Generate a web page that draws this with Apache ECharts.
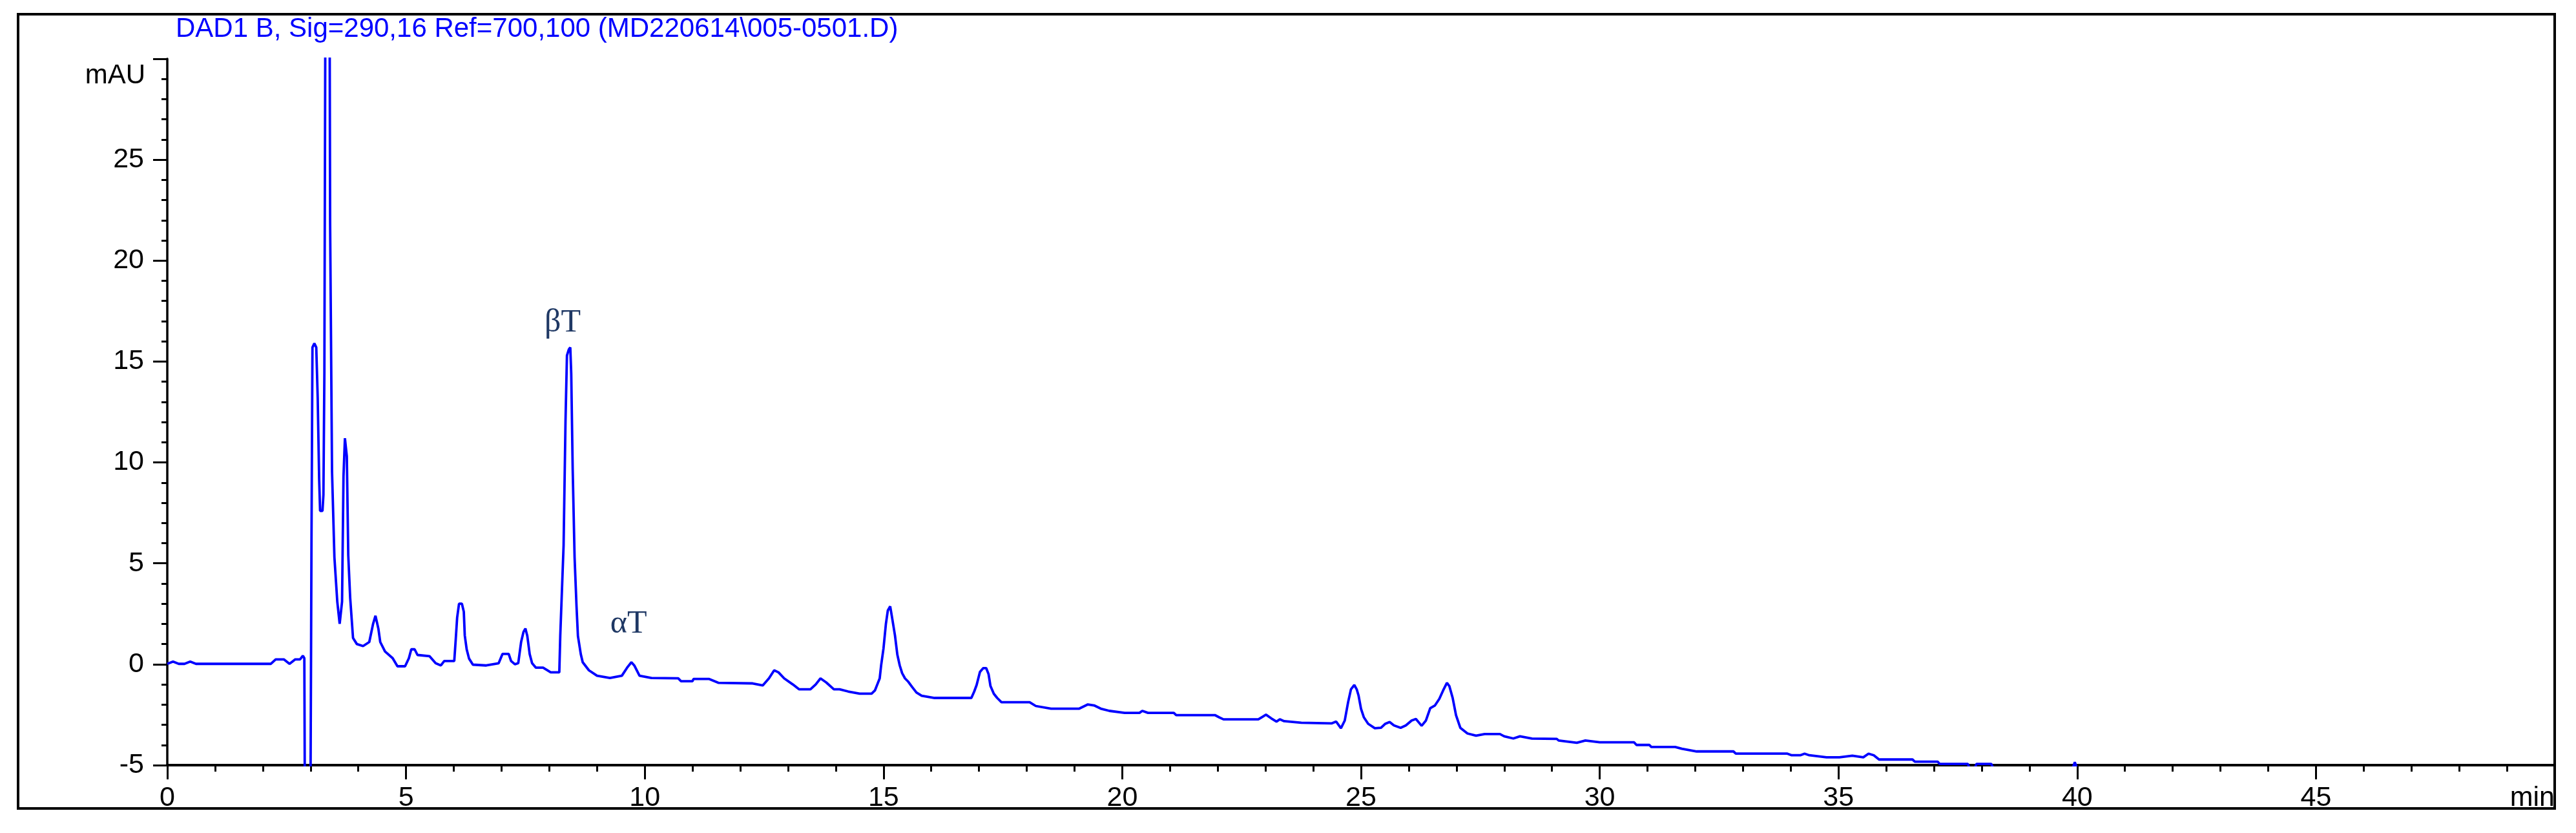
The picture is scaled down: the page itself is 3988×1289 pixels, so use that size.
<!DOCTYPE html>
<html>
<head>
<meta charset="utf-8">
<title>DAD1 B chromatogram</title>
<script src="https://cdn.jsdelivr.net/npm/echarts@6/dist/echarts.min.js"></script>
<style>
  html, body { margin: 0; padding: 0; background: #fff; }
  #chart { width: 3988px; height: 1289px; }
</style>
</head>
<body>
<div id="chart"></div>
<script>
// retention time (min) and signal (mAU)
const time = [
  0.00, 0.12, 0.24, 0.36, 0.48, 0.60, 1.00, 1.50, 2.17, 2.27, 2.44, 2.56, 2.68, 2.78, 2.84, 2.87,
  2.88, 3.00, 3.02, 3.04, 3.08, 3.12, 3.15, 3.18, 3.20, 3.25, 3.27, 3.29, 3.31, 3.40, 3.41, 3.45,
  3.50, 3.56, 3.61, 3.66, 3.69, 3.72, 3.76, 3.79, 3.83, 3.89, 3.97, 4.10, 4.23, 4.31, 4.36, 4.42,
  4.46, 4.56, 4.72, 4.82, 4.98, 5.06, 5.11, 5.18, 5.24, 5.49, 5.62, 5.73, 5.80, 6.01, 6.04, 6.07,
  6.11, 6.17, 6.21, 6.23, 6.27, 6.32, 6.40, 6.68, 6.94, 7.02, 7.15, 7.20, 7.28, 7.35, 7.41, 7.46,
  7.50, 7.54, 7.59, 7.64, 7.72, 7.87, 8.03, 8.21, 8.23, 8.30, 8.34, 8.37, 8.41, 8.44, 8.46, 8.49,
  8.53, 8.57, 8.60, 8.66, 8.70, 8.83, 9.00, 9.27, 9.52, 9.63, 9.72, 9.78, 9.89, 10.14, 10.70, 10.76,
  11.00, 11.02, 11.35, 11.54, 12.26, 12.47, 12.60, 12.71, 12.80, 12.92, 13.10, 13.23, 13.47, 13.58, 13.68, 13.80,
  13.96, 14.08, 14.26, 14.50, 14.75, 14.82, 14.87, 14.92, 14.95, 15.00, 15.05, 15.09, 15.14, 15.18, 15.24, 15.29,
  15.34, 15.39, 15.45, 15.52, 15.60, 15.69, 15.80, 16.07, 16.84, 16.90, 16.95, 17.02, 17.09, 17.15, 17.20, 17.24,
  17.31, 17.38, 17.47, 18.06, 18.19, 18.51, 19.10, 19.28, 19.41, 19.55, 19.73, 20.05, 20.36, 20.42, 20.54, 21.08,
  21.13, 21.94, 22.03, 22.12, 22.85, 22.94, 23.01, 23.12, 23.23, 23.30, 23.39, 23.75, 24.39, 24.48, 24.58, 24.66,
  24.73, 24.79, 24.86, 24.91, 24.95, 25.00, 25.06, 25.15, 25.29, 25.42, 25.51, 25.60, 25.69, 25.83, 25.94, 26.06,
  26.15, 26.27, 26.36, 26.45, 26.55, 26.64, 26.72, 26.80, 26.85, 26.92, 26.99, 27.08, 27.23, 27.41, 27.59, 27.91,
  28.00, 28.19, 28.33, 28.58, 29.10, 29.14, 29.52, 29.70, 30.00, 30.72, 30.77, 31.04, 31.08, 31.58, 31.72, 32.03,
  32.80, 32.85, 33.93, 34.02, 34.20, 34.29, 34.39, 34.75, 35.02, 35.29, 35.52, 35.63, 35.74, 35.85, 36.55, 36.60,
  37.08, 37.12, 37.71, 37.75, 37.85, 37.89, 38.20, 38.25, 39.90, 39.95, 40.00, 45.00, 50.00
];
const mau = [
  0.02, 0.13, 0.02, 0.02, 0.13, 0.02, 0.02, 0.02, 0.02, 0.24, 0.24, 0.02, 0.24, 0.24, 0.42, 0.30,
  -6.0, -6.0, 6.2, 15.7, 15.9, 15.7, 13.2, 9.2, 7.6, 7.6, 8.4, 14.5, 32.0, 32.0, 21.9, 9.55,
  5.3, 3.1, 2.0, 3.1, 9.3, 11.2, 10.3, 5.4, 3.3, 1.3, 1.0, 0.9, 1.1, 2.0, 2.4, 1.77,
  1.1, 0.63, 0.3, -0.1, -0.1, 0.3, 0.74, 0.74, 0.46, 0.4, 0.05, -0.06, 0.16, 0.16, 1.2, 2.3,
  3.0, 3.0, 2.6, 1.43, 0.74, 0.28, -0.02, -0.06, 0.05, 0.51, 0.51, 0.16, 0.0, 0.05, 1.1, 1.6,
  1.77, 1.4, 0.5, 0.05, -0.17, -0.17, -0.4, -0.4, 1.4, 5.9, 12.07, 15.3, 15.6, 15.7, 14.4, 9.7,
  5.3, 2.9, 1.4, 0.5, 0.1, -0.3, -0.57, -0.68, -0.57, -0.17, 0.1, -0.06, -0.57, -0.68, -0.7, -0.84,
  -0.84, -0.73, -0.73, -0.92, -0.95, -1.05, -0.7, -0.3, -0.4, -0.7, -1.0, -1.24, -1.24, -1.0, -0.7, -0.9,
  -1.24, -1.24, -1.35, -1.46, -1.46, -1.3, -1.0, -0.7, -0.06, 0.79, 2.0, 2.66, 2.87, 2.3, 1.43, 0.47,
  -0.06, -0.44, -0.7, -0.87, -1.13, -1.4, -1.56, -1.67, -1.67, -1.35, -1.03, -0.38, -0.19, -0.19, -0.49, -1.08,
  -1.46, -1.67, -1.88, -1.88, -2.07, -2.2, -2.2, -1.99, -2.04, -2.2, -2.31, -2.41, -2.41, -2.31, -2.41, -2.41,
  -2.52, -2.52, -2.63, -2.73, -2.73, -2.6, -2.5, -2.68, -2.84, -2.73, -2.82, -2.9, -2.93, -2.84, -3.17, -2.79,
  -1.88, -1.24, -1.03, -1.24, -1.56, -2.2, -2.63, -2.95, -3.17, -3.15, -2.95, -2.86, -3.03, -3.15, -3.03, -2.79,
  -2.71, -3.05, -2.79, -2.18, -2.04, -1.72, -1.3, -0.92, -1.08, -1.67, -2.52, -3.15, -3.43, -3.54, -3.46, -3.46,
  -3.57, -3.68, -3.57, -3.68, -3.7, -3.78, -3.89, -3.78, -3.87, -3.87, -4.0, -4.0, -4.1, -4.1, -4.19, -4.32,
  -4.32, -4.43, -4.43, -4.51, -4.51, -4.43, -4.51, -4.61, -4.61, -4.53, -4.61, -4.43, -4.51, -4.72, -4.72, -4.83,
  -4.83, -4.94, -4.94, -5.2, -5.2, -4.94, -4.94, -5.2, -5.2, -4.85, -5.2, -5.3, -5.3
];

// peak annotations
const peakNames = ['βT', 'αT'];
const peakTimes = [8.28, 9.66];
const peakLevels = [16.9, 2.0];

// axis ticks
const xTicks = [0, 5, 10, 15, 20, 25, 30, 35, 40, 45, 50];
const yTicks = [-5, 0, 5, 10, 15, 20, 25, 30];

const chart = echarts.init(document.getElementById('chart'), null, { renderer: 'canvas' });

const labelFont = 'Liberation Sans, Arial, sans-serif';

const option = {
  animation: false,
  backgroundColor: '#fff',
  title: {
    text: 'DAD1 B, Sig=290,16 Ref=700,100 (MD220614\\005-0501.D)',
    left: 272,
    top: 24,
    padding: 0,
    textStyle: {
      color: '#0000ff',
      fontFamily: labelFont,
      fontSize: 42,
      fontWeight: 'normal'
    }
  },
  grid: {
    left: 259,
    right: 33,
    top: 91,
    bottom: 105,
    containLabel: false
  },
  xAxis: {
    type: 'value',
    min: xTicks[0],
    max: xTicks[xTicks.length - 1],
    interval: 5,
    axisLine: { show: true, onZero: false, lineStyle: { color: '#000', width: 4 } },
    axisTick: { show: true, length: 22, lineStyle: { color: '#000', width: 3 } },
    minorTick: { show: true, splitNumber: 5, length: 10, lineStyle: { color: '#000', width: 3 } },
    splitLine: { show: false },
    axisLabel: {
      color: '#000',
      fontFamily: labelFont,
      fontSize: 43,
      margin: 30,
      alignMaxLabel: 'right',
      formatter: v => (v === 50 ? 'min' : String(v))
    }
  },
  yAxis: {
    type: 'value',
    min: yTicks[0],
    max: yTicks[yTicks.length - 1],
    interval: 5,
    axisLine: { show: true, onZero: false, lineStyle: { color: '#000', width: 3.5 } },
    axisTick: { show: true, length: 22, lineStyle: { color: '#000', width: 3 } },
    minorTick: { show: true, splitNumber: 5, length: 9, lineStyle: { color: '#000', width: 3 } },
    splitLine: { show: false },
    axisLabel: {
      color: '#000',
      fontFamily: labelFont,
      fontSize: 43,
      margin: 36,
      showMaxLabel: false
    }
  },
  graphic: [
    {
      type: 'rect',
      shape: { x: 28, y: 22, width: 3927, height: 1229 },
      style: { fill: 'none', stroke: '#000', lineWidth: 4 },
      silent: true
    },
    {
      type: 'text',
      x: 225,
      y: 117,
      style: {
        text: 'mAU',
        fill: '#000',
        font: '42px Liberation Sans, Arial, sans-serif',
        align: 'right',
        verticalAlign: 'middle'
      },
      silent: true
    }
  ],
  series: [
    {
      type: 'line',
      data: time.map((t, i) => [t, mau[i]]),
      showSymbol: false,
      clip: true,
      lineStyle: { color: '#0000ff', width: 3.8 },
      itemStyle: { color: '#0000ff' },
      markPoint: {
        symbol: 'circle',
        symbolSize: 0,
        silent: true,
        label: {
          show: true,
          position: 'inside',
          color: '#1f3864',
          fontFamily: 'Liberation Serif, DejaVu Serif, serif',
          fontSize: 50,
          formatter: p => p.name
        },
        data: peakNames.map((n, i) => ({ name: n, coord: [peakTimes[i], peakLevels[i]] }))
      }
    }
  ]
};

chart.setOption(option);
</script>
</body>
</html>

• • • •

▸ **Task prompt**
Gather each line from the listing above that holds "page".

▸ **Complete response**
Generate a web page that draws this with Apache ECharts.
The picture is scaled down: the page itself is 3988×1289 pixels, so use that size.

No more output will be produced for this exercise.